> **DATA BLOCK**:
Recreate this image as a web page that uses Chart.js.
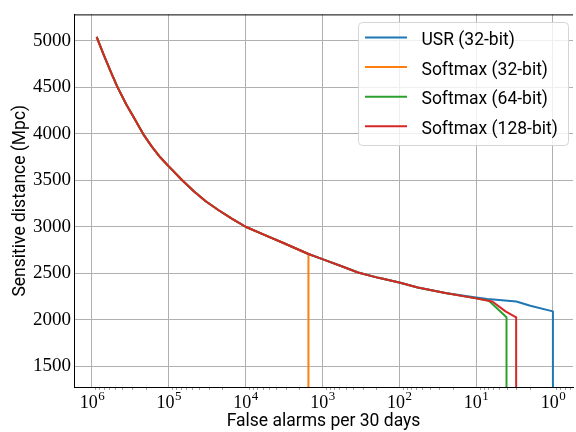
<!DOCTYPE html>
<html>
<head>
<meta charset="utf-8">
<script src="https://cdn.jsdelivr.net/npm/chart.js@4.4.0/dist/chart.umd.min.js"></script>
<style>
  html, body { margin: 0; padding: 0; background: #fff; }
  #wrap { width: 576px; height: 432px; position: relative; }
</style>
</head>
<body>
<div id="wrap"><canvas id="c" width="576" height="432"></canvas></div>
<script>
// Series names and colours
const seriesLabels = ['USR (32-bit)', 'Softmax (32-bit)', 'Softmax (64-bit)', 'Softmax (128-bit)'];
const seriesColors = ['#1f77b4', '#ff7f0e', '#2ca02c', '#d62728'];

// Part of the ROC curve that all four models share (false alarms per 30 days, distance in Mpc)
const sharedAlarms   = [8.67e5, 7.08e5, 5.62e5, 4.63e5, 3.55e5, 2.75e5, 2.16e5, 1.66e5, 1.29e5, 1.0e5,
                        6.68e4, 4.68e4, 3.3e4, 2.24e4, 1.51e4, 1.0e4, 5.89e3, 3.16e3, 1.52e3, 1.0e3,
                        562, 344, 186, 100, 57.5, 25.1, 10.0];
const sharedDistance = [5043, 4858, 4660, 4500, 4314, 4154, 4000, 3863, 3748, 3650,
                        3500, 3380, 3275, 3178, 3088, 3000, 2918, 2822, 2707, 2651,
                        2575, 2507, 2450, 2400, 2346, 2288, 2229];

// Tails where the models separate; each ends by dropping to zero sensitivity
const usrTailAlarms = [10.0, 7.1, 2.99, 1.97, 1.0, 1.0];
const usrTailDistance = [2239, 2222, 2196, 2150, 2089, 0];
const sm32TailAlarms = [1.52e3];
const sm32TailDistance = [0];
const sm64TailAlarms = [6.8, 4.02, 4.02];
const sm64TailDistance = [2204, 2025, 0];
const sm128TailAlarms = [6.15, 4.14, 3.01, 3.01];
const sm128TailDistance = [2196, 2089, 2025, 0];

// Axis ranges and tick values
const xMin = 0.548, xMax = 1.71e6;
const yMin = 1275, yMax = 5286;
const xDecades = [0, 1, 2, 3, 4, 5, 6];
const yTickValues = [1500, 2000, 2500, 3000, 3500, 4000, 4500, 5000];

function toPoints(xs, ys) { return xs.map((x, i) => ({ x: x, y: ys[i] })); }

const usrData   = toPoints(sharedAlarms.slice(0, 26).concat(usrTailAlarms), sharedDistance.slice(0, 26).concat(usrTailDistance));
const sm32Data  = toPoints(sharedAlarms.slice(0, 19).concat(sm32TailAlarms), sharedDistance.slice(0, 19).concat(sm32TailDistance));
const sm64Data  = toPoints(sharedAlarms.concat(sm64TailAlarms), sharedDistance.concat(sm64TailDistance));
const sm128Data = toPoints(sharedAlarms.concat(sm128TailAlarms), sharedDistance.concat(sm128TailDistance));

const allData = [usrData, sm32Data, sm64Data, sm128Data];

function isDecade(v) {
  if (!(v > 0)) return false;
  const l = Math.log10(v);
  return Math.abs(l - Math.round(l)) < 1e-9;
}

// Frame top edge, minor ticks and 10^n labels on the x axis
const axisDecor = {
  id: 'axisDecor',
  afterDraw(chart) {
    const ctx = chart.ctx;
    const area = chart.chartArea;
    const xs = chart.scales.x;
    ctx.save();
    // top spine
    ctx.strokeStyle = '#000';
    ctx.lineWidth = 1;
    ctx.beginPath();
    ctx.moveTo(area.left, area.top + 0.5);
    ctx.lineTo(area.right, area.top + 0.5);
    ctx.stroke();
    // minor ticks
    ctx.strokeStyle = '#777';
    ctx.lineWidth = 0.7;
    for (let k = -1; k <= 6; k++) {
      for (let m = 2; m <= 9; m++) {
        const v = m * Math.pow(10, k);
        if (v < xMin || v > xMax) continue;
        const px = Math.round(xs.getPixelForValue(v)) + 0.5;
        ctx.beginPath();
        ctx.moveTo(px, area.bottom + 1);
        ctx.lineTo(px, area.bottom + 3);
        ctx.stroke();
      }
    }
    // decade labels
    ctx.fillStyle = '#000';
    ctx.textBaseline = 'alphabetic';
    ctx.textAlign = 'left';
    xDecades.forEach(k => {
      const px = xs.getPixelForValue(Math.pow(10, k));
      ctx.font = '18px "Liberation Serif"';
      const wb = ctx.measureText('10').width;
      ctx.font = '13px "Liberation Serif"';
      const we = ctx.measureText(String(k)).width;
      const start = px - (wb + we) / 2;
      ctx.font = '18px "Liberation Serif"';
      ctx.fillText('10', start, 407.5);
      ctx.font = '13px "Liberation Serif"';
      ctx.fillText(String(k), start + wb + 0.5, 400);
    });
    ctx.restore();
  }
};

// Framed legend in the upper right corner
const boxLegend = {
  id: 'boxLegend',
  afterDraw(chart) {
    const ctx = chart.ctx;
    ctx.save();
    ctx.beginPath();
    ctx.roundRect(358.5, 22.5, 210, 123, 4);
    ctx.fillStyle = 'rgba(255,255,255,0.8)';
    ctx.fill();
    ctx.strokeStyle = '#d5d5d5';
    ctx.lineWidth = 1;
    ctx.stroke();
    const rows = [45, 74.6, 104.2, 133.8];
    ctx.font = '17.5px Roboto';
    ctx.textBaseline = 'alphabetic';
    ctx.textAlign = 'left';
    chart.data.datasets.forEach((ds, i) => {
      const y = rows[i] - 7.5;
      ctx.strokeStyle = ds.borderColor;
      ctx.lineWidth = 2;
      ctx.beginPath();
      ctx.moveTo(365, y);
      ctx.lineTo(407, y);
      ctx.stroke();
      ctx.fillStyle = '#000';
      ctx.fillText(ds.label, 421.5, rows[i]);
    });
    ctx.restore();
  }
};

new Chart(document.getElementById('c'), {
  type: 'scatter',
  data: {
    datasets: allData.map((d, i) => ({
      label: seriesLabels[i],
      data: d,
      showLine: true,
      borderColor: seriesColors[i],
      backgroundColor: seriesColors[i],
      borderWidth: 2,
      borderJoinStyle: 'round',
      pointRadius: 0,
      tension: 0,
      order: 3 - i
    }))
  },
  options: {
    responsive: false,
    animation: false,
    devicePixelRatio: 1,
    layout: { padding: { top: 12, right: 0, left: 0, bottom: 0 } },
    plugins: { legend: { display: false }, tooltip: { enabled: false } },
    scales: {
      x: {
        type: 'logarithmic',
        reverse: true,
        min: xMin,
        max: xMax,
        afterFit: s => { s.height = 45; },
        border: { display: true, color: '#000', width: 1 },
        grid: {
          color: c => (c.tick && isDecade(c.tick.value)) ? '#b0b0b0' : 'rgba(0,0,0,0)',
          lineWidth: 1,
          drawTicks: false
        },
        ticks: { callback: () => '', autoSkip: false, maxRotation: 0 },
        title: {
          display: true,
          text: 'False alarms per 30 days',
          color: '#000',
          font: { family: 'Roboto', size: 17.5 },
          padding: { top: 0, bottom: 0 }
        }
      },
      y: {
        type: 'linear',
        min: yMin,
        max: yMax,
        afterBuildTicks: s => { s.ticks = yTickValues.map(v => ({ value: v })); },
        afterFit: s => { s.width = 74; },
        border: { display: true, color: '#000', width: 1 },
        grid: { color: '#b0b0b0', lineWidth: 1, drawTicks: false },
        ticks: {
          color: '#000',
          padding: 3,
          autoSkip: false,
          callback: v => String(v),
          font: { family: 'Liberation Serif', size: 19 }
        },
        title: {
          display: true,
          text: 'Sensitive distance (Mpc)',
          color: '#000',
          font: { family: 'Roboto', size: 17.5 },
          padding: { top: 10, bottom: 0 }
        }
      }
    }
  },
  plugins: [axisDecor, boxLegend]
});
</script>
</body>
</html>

> **EXERCISE DIRECTIONS**:
All of the data needs repeating exactly, but the pictures do not.

> **RESULT FOR THIS EXERCISE**:
Recreate this image as a web page that uses Chart.js.
<!DOCTYPE html>
<html>
<head>
<meta charset="utf-8">
<script src="https://cdn.jsdelivr.net/npm/chart.js@4.4.0/dist/chart.umd.min.js"></script>
<style>
  html, body { margin: 0; padding: 0; background: #fff; }
  #wrap { width: 576px; height: 432px; position: relative; }
</style>
</head>
<body>
<div id="wrap"><canvas id="c" width="576" height="432"></canvas></div>
<script>
// Series names and colours
const seriesLabels = ['USR (32-bit)', 'Softmax (32-bit)', 'Softmax (64-bit)', 'Softmax (128-bit)'];
const seriesColors = ['#1f77b4', '#ff7f0e', '#2ca02c', '#d62728'];

// Part of the ROC curve that all four models share (false alarms per 30 days, distance in Mpc)
const sharedAlarms   = [8.67e5, 7.08e5, 5.62e5, 4.63e5, 3.55e5, 2.75e5, 2.16e5, 1.66e5, 1.29e5, 1.0e5,
                        6.68e4, 4.68e4, 3.3e4, 2.24e4, 1.51e4, 1.0e4, 5.89e3, 3.16e3, 1.52e3, 1.0e3,
                        562, 344, 186, 100, 57.5, 25.1, 10.0];
const sharedDistance = [5043, 4858, 4660, 4500, 4314, 4154, 4000, 3863, 3748, 3650,
                        3500, 3380, 3275, 3178, 3088, 3000, 2918, 2822, 2707, 2651,
                        2575, 2507, 2450, 2400, 2346, 2288, 2229];

// Tails where the models separate; each ends by dropping to zero sensitivity
const usrTailAlarms = [10.0, 7.1, 2.99, 1.97, 1.0, 1.0];
const usrTailDistance = [2239, 2222, 2196, 2150, 2089, 0];
const sm32TailAlarms = [1.52e3];
const sm32TailDistance = [0];
const sm64TailAlarms = [6.8, 4.02, 4.02];
const sm64TailDistance = [2204, 2025, 0];
const sm128TailAlarms = [6.15, 4.14, 3.01, 3.01];
const sm128TailDistance = [2196, 2089, 2025, 0];

// Axis ranges and tick values
const xMin = 0.548, xMax = 1.71e6;
const yMin = 1275, yMax = 5286;
const xDecades = [0, 1, 2, 3, 4, 5, 6];
const yTickValues = [1500, 2000, 2500, 3000, 3500, 4000, 4500, 5000];

function toPoints(xs, ys) { return xs.map((x, i) => ({ x: x, y: ys[i] })); }

const usrData   = toPoints(sharedAlarms.slice(0, 26).concat(usrTailAlarms), sharedDistance.slice(0, 26).concat(usrTailDistance));
const sm32Data  = toPoints(sharedAlarms.slice(0, 19).concat(sm32TailAlarms), sharedDistance.slice(0, 19).concat(sm32TailDistance));
const sm64Data  = toPoints(sharedAlarms.concat(sm64TailAlarms), sharedDistance.concat(sm64TailDistance));
const sm128Data = toPoints(sharedAlarms.concat(sm128TailAlarms), sharedDistance.concat(sm128TailDistance));

const allData = [usrData, sm32Data, sm64Data, sm128Data];

function isDecade(v) {
  if (!(v > 0)) return false;
  const l = Math.log10(v);
  return Math.abs(l - Math.round(l)) < 1e-9;
}

// Frame top edge, minor ticks and 10^n labels on the x axis
const axisDecor = {
  id: 'axisDecor',
  afterDraw(chart) {
    const ctx = chart.ctx;
    const area = chart.chartArea;
    const xs = chart.scales.x;
    ctx.save();
    // top spine
    ctx.strokeStyle = '#000';
    ctx.lineWidth = 1;
    ctx.beginPath();
    ctx.moveTo(area.left, area.top + 0.5);
    ctx.lineTo(area.right, area.top + 0.5);
    ctx.stroke();
    // minor ticks
    ctx.strokeStyle = '#777';
    ctx.lineWidth = 0.7;
    for (let k = -1; k <= 6; k++) {
      for (let m = 2; m <= 9; m++) {
        const v = m * Math.pow(10, k);
        if (v < xMin || v > xMax) continue;
        const px = Math.round(xs.getPixelForValue(v)) + 0.5;
        ctx.beginPath();
        ctx.moveTo(px, area.bottom + 1);
        ctx.lineTo(px, area.bottom + 3);
        ctx.stroke();
      }
    }
    // decade labels
    ctx.fillStyle = '#000';
    ctx.textBaseline = 'alphabetic';
    ctx.textAlign = 'left';
    xDecades.forEach(k => {
      const px = xs.getPixelForValue(Math.pow(10, k));
      ctx.font = '18px "Liberation Serif"';
      const wb = ctx.measureText('10').width;
      ctx.font = '13px "Liberation Serif"';
      const we = ctx.measureText(String(k)).width;
      const start = px - (wb + we) / 2;
      ctx.font = '18px "Liberation Serif"';
      ctx.fillText('10', start, 407.5);
      ctx.font = '13px "Liberation Serif"';
      ctx.fillText(String(k), start + wb + 0.5, 400);
    });
    ctx.restore();
  }
};

// Framed legend in the upper right corner
const boxLegend = {
  id: 'boxLegend',
  afterDraw(chart) {
    const ctx = chart.ctx;
    ctx.save();
    ctx.beginPath();
    ctx.roundRect(358.5, 22.5, 210, 123, 4);
    ctx.fillStyle = 'rgba(255,255,255,0.8)';
    ctx.fill();
    ctx.strokeStyle = '#d5d5d5';
    ctx.lineWidth = 1;
    ctx.stroke();
    const rows = [45, 74.6, 104.2, 133.8];
    ctx.font = '17.5px Roboto';
    ctx.textBaseline = 'alphabetic';
    ctx.textAlign = 'left';
    chart.data.datasets.forEach((ds, i) => {
      const y = rows[i] - 7.5;
      ctx.strokeStyle = ds.borderColor;
      ctx.lineWidth = 2;
      ctx.beginPath();
      ctx.moveTo(365, y);
      ctx.lineTo(407, y);
      ctx.stroke();
      ctx.fillStyle = '#000';
      ctx.fillText(ds.label, 421.5, rows[i]);
    });
    ctx.restore();
  }
};

new Chart(document.getElementById('c'), {
  type: 'scatter',
  data: {
    datasets: allData.map((d, i) => ({
      label: seriesLabels[i],
      data: d,
      showLine: true,
      borderColor: seriesColors[i],
      backgroundColor: seriesColors[i],
      borderWidth: 2,
      borderJoinStyle: 'round',
      pointRadius: 0,
      tension: 0,
      order: 3 - i
    }))
  },
  options: {
    responsive: false,
    animation: false,
    devicePixelRatio: 1,
    layout: { padding: { top: 12, right: 0, left: 0, bottom: 0 } },
    plugins: { legend: { display: false }, tooltip: { enabled: false } },
    scales: {
      x: {
        type: 'logarithmic',
        reverse: true,
        min: xMin,
        max: xMax,
        afterFit: s => { s.height = 45; },
        border: { display: true, color: '#000', width: 1 },
        grid: {
          color: c => (c.tick && isDecade(c.tick.value)) ? '#b0b0b0' : 'rgba(0,0,0,0)',
          lineWidth: 1,
          drawTicks: false
        },
        ticks: { callback: () => '', autoSkip: false, maxRotation: 0 },
        title: {
          display: true,
          text: 'False alarms per 30 days',
          color: '#000',
          font: { family: 'Roboto', size: 17.5 },
          padding: { top: 0, bottom: 0 }
        }
      },
      y: {
        type: 'linear',
        min: yMin,
        max: yMax,
        afterBuildTicks: s => { s.ticks = yTickValues.map(v => ({ value: v })); },
        afterFit: s => { s.width = 74; },
        border: { display: true, color: '#000', width: 1 },
        grid: { color: '#b0b0b0', lineWidth: 1, drawTicks: false },
        ticks: {
          color: '#000',
          padding: 3,
          autoSkip: false,
          callback: v => String(v),
          font: { family: 'Liberation Serif', size: 19 }
        },
        title: {
          display: true,
          text: 'Sensitive distance (Mpc)',
          color: '#000',
          font: { family: 'Roboto', size: 17.5 },
          padding: { top: 10, bottom: 0 }
        }
      }
    }
  },
  plugins: [axisDecor, boxLegend]
});
</script>
</body>
</html>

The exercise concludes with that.